Being upfront about being small/early rather than overselling traction you don't have yet — people respond well to honesty about where you actually are
Engaging genuinely on other people's threads (like this one) without a pitch attached — the profile link does the work, you don't have to
Your build-in-public approach on X is already the right instinct. I'd just make sure the LinkedIn CTA doesn't feel bolted onto a good post — if the update itself is worth sharing (a real problem solved), the ask feels earned rather than tacked on.
minimalist phone: reduce your screentime
@deepanshu_garg9 What do you mean by the second point? "Being upfront about being small/early rather than overselling traction you don't have yet — people respond well to honesty about where you actually are"
The salesy feeling is almost always a ratio problem, not a promotion problem. It shows up when you ask before you have given, so the fix is to keep a running credit of useful things you put out with no link and no ask at all. Those zero CTA posts are what you spend later.
One caution on your list: editing a CTA onto a post after it performs well can quietly train your audience to expect a pitch every time something of yours lands, which is the exact reflex you are trying to avoid. I would rather let the product surface through the work itself. Show the plugin doing the annoying thing on a real LinkedIn workflow, in public, and let people ask for the link rather than being sent to it. Opt in beats redirect.
I run a few products alongside a full time job and the pattern holds across all of them. The posts that converted best were rarely the ones with a CTA, because the earlier free work had already done the persuading. Simple test before you publish: if the post would still be worth reading with the last line deleted, it is not too salesy.
minimalist phone: reduce your screentime
@oshylabs Where did you promote the most?

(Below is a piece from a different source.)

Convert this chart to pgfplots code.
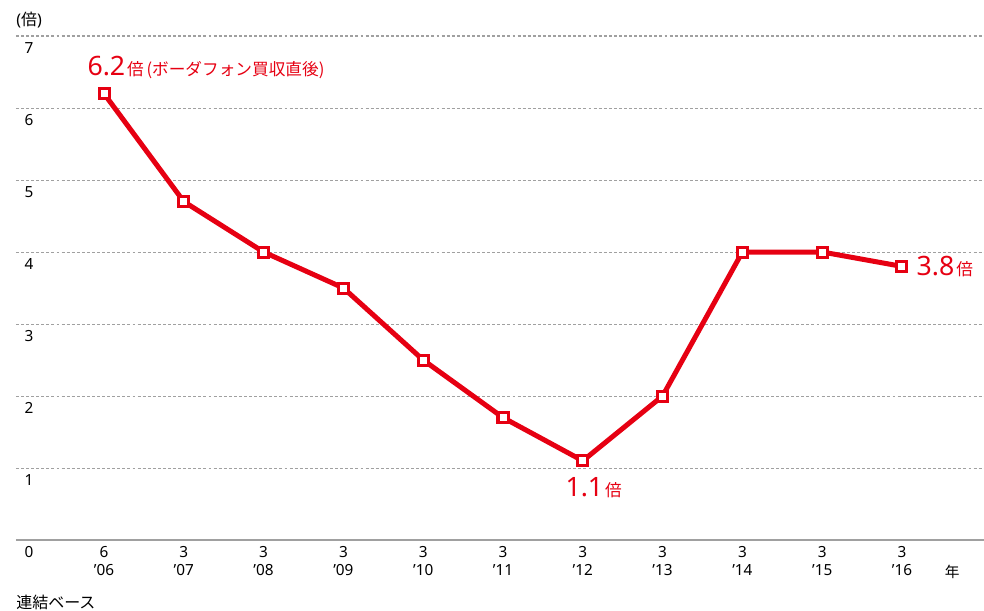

I like your approach. As a founder, I've found that talking about the problem you're solving feels much more natural than talking about the product itself. When people connect with the journey, they're usually more interested in the product too.
minimalist phone: reduce your screentime
@visvanathan_d Will try to incorporate this! :)
minimalist phone: reduce your screentime
@picspace More people told I should talk about the problem, they are on the point. I need to frame it enough!
I feel this hard , I think about it as: " I'm telling the story of a problem I had and what I did about it.
We give useful stuff in public way more than you ask for anything. If 90% of what people see from you is helpful and 10% is "hey, I made this," the 10% lands as welcome instead of spammy
minimalist phone: reduce your screentime
@juanpablocastro Where do you hang the link? Within the post or in the comments section?
@busmark_w_nika In the comments most of the times works better
This thread is a good one. In my opinion leading with the product sometimes fails because people don't care about it yet, most potential customers don't really care about your story or company's story either, asking for recommendations has to be earned. So the best for me in promoting without coming across as too pushy or too salesy is simple: lead with the problem They see, position yourself as someone who understands it well, ask their expertise about solving the problem and then offer your product as a better solution or cost effective alternative. This is my formula for promoting my product. You're Free to copy it for your. Cheers!